Einen Tipp hat Ovid noch für Frauen: Niemals vor dem Mann schminken oder Schminkzeug - oder gar Haarfärbemitteltuben - rumstehen lassen. Auch wenn das Ergebnis noch so schön ist: Der Mann will ästhetisch belogen werden und keine Illusionen verlieren. Ob Ovid SMSen akzeptiert hätte? Er jedenfalls schlägt natürlich Briefe vor.

Das alles hat dem 50-jährigen Ovid die staatliche Ächtung eingebracht. Vor zwei Monaten hob der römische Stadtrat - als Nachfolger des Kaisers, des römischen Senats und Volkes - die Verbannung symbolisch auf, "um schweres Unrecht zu reparieren".

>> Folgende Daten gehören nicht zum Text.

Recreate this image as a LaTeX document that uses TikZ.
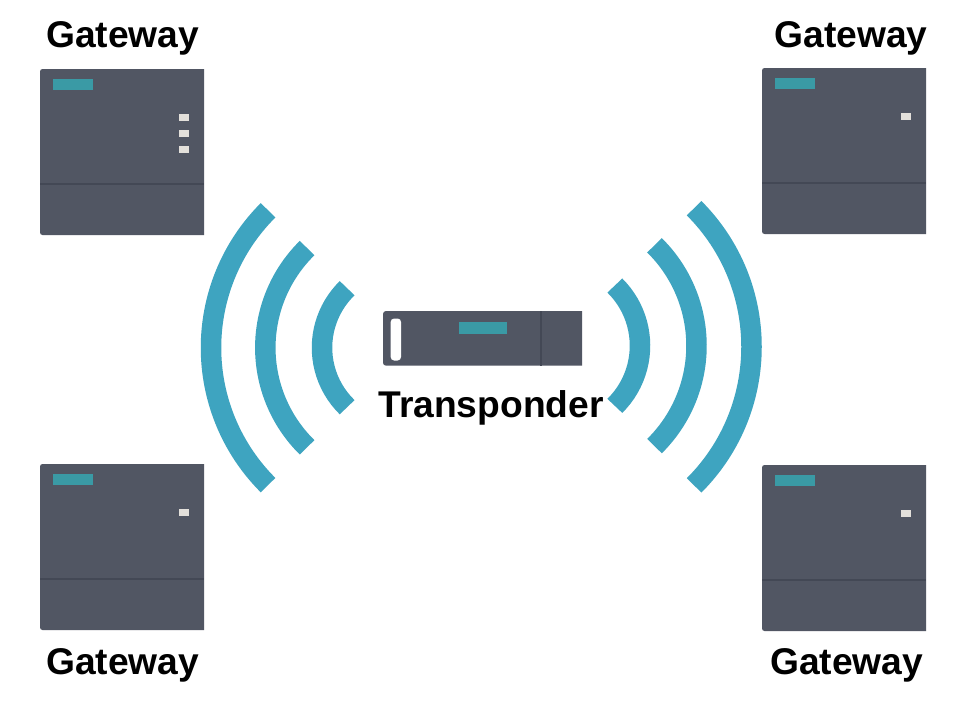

Im Galiani Verlag (Berlin, 384 Seiten, Leinen, 39,90 Euro) ist eine opulente Neuausgabe von Ovid "Liebeskunst" erschienen. Der schön gedruckte, deutsche Text (im Versmaß übersetzt) ist umgeben von ausführlichen, klar verständlichen wissenschaftlichen Kommentaren zu den unendlichen Anspielungen, Orten in Rom und textlichen Raffinessen und Vergleichen. Deutsche Textgrundlage ist die Übersetzung von Wilhelm Hetzberg aus dem 19. Jahrhundert und dessen Bearbeitung durch Franz Burger Anfang des 20. Jahrhunderts. Die Wissenschaftler Tobias Roth, Asmus Trautsch und Melanie Möller steuern die aktuellen Kommentare auf dem heutigen Kenntnisstand bei.